I’ve also had my own moments of failure, disappointment and heartbreak. It’s never a good thing to decide as a senior in high school that all you ever want to be is a lawyer… to go to college and spend so much focus on getting into law school… and then working your ass off in law school to get that first shiny job with a big firm… only to realize you despise being a lawyer. Or to be working at a job and be part of a 1/3 of the company lay-off, move home to live with your parents at age 29 and spend 9 months out of work, all the while doubting whether you can truly make something of yourself. That’s all happened to me and while a lot of it brought me down to my knees, I also think I learned an enormous amount about life and myself in that time.
JK Rowling spoke 2 years ago at the commencement for Harvard University and touched on what failure (as painful and agonizing as it was), did for her.
J.K. Rowling Speaks at Harvard Commencement from Harvard Magazine on Vimeo.
The point she makes that stuck me most was this:
So why do I talk about the benefits of failure? Simply because failure meant a stripping away of the inessential. I stopped pretending to myself that I was anything other than what I was and began to direct all my energy into finishing the only work that mattered to me. Had I really succeeded at anything else, I might never have found the determination to succeed in the one arena where I believed I truly belonged. I was set free because my greatest fear had been realized and I was still alive and I still had a daughter whom I adored and I had an old typewriter and a big idea. And so rock-bottom became the solid foundation on which I rebuilt my life.
That last line is an incredibly powerful insight and mirrors my own experience. Granted, I was not in a place probably as difficult and dark as Ms. Rowling, but I was certainly not at the pinnacle of my powers in any sense. And it sucked – bad.
But it shows that when difficulties come, they are very rarely terminal. They will require an ego-check or some pride swallowing, but they are surely not the end of it all. It’s just a another example of keeping one’s perspective when you face the inevitable difficulties of your life.
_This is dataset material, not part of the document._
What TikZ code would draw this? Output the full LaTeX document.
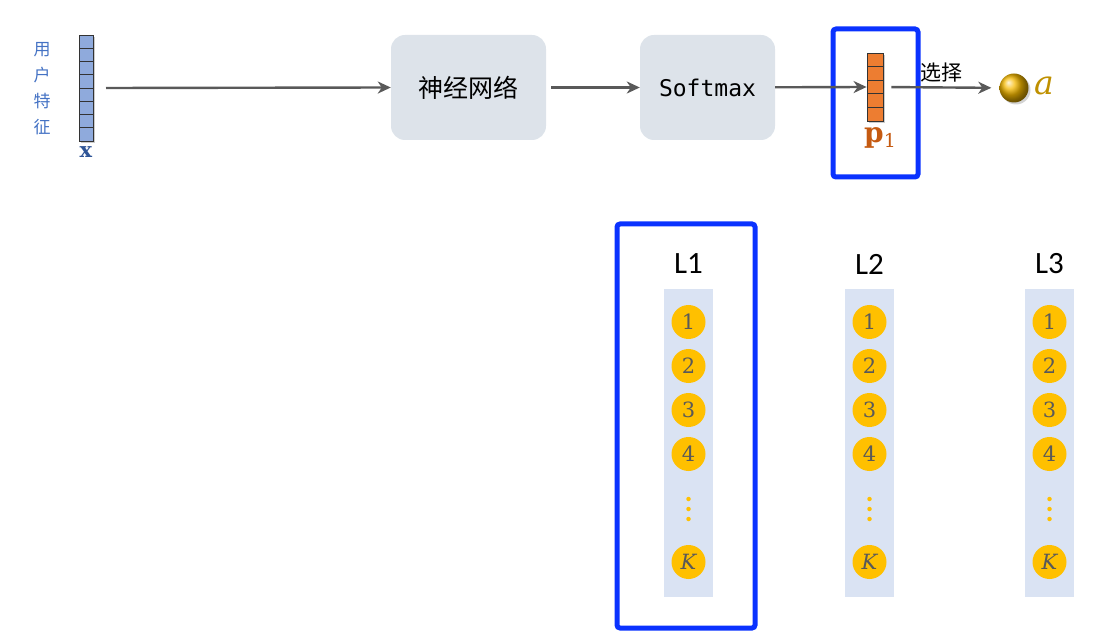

So I would love to add a fifth unavoidable to the initial list from this posting, but maybe it’s not an “unavoidable” as much as it is a near certain result when you face some ugly times:
This too shall pass.
2 Replies to “JK Rowling on Failure”
Great post. As a mother of a teenage son, “this too shall pass” is my mantra! I believe that we are all aware of the “arena” where we truly belong but we are somewhat imprisoned by the “job” that is paying the bills and providing the health benefits. By no means does this mean I want someone to strip me of my duties (I really do like my job) but I can’t help but think my arena is waiting patiently for me to arrive….the clock is ticking……
Thanks Heidi! i love that analogy of your arena patiently waiting. It’s hard because we may like our jobs just fine, but there can always be that nagging notion that we are missing out on what we love. Now if there was only a way to improve that search. THAT is what Google needs to get crackin’ on.